Well now all of us have developed various careers and had children and marriages etc we were thinking maybe those audiences had a point.
And because the structure and themes of Betrayal include relationships maintained and tested over years, looking back, the fallibility of memory and the possibilities of changing your life, replaying Betrayal looks like a creatively interesting thing to do.
And we decided we would like to share the experience with you, whether you are a young creative like we were then, or someone not working professionally as an actor (like our cast) but with an ongoing interest in the arts and how they are made.
So anyway we warmed up, had a readthrough and discussed our plans. Simon was excited by the fine writing, Kate revisiting bodily states of tension, which Jo felt came off the page despite our relatively relaxed mode of reading. John A related to all the stuff about kids and the practicalities of arrngements and sleeplessness associated with them and was excited about researching elements referred to in the play.

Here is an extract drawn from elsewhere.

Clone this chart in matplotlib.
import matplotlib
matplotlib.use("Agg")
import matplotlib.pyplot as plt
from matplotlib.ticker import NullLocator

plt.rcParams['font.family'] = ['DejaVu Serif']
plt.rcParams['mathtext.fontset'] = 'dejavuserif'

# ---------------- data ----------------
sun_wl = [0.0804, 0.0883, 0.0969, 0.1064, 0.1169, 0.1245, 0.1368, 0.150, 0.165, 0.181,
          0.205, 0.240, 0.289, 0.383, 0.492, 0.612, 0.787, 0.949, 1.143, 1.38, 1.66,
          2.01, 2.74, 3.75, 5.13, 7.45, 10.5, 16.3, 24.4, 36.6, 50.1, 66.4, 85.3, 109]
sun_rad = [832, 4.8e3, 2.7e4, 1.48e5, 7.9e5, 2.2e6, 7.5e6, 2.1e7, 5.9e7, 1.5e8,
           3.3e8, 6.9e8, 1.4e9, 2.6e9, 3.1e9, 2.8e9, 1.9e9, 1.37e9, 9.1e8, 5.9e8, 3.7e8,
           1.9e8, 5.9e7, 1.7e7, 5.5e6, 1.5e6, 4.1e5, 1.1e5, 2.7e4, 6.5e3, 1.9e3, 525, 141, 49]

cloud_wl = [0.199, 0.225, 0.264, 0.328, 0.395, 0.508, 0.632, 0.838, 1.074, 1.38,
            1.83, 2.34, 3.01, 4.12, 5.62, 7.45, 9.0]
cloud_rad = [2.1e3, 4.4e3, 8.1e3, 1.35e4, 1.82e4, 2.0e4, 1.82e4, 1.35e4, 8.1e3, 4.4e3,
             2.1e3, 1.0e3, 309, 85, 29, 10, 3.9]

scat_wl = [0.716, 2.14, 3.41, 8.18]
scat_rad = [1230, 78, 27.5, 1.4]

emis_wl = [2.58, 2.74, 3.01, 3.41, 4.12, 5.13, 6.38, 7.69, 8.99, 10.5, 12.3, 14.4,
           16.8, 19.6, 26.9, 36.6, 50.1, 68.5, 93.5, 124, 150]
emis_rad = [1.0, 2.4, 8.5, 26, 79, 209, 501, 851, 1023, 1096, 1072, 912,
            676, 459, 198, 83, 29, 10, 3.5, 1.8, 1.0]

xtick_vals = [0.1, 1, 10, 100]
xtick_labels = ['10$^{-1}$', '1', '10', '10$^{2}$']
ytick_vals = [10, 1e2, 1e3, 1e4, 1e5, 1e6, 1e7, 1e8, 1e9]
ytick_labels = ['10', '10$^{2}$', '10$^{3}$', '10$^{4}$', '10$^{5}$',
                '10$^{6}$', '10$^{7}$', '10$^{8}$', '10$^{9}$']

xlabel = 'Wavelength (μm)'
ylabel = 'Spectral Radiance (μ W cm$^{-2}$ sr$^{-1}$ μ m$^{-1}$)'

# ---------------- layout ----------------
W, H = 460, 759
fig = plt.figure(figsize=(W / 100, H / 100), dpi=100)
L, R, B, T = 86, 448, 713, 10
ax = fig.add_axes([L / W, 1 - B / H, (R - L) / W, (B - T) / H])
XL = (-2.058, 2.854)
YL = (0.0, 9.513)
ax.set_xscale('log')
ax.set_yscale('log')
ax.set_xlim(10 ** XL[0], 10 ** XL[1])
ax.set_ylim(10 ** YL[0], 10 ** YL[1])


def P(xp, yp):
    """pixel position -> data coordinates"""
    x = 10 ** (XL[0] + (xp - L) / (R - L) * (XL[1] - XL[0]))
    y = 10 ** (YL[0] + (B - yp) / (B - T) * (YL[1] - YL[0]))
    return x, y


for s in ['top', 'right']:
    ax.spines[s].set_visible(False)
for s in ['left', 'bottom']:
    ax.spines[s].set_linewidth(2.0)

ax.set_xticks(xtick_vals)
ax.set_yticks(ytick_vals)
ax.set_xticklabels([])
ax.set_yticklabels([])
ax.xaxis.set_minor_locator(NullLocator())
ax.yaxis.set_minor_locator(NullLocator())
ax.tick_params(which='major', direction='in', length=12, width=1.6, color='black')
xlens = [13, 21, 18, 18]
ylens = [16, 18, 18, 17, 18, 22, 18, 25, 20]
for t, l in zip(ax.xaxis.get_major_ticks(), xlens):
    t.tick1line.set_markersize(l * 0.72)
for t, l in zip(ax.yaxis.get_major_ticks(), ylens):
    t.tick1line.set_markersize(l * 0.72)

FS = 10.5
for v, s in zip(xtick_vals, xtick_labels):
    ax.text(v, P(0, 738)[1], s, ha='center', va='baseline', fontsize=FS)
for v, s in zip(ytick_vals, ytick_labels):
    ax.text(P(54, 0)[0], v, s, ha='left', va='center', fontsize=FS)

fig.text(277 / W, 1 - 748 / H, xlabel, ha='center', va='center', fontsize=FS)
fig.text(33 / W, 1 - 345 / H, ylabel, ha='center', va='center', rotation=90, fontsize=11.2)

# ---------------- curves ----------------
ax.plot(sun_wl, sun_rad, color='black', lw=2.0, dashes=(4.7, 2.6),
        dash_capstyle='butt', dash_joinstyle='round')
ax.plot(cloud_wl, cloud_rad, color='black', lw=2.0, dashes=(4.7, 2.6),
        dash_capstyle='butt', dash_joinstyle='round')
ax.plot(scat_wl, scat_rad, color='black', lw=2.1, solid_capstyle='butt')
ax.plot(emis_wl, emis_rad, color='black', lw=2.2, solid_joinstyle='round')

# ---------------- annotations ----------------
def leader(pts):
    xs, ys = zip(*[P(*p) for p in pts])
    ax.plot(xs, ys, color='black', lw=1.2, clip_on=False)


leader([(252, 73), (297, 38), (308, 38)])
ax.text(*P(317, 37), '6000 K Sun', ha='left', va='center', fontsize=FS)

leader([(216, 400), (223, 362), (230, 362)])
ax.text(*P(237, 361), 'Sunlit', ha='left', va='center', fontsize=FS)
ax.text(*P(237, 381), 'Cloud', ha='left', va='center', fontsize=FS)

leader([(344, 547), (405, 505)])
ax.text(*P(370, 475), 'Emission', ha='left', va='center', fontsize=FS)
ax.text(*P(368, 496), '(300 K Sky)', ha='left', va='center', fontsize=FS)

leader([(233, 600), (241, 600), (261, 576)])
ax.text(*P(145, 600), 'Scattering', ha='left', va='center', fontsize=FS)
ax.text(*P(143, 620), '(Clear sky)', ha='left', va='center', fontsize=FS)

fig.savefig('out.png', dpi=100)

We talked about rehearsing on location (pub, restaurant, Oxford, Cambridge) and Kate mentioned she had been to Torcello – there are photos.
By the New Year we had recruited Aggi Gunstone as dramaturg and John Stafford as sound worker. Busy people with lots of stuff happening this year, we did personal and collective project timelines as pictured here to help us plan our rehearsal schedule.
The first exploratory phase will run through to the end of March and we will be working once a week.
The second phase will run April to the end of May, by which time we will have the shape of the production before a lengthy break to allow everything to brew and to sort out practicalities.
The final rehearsal phase will take place more intensively in the Autumn before our performances at the end of November.
You are welcome to join us through the blog and in the rehersal room as the project unfolds.